In [None]:
# WINDOW COUNT - TO BQ

from pyspark import SparkConf
from pyspark.sql import SparkSession
from pyspark.sql.functions import window, col
from pyspark.sql.types import StructType, StructField, LongType, StringType, DoubleType, ShortType, DateType
from time import sleep

# Set up Spark session
sparkConf = SparkConf()
sparkConf.setMaster("spark://spark-master:7077")
sparkConf.setAppName("count_window")
sparkConf.set("spark.driver.memory", "2g")
sparkConf.set("spark.executor.cores", "1")
sparkConf.set("spark.driver.cores", "1")

# Create the spark session
spark = SparkSession.builder.config(conf=sparkConf).getOrCreate()


# We need to set the following configuration whenever we need to use GCS.
# Setup hadoop fs configuration for schema gs://
conf = spark.sparkContext._jsc.hadoopConfiguration()
conf.set("fs.gs.impl", "com.google.cloud.hadoop.fs.gcs.GoogleHadoopFileSystem")
conf.set("fs.AbstractFileSystem.gs.impl", "com.google.cloud.hadoop.fs.gcs.GoogleHadoopFS")
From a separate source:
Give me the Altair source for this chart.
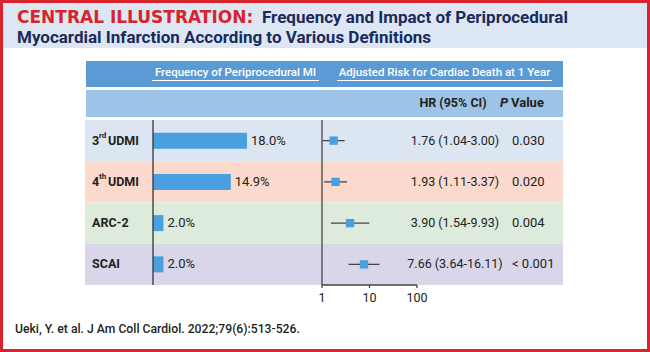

# Use the Cloud Storage bucket for temporary BigQuery export data used by the connector.
bucket = "temp_de2024_trs"
spark.conf.set('temporaryGcsBucket', bucket)


####################
# Get data
## Create schema
dataSchema = StructType(
    [StructField("city", StringType(), True),
     StructField("datetime", DateType(), True)
])

## Read from a source - File: https://raw.githubusercontent.com/DeskThom/DE2024_assignment2/refs/heads/main/stream/data/outage_data_20241127_121735.json
sdf = spark.readStream.schema(dataSchema).option("maxFilesPerTrigger", 1) \
        .json("/home/jovyan/data/stream-data")

sdf.printSchema()

##################

# Count all outages per window. Optionally, cities can be seperated.
outagesPerWindow = sdf.groupBy(window(col("datetime"), "1 day")).count()


def foreach_batch_function_windowed(df, batch_id):
   # Saving the data to BigQuery as batch processing sink -see, use write(), save(), etc.
    df.write.format('bigquery') \
      .option('table', 'data-engineering-435508.labdataset.outage_per_window') \
      .mode("overwrite") \
      .save()

# Write to a sink - here, the output is written to a Big Query Table
# Use your gcp bucket name. 
# ProcessingTime trigger with two-seconds micro-batch interval
activityQuery = outagesPerWindow.writeStream.outputMode("complete") \
                    .trigger(processingTime = '2 seconds').foreachBatch(foreach_batch_function_windowed).start()

try:
    activityQuery.awaitTermination()
except KeyboardInterrupt:
    activityQuery.stop()
    # Stop the spark context
    spark.stop()
    print("Stopped the streaming query and the spark context")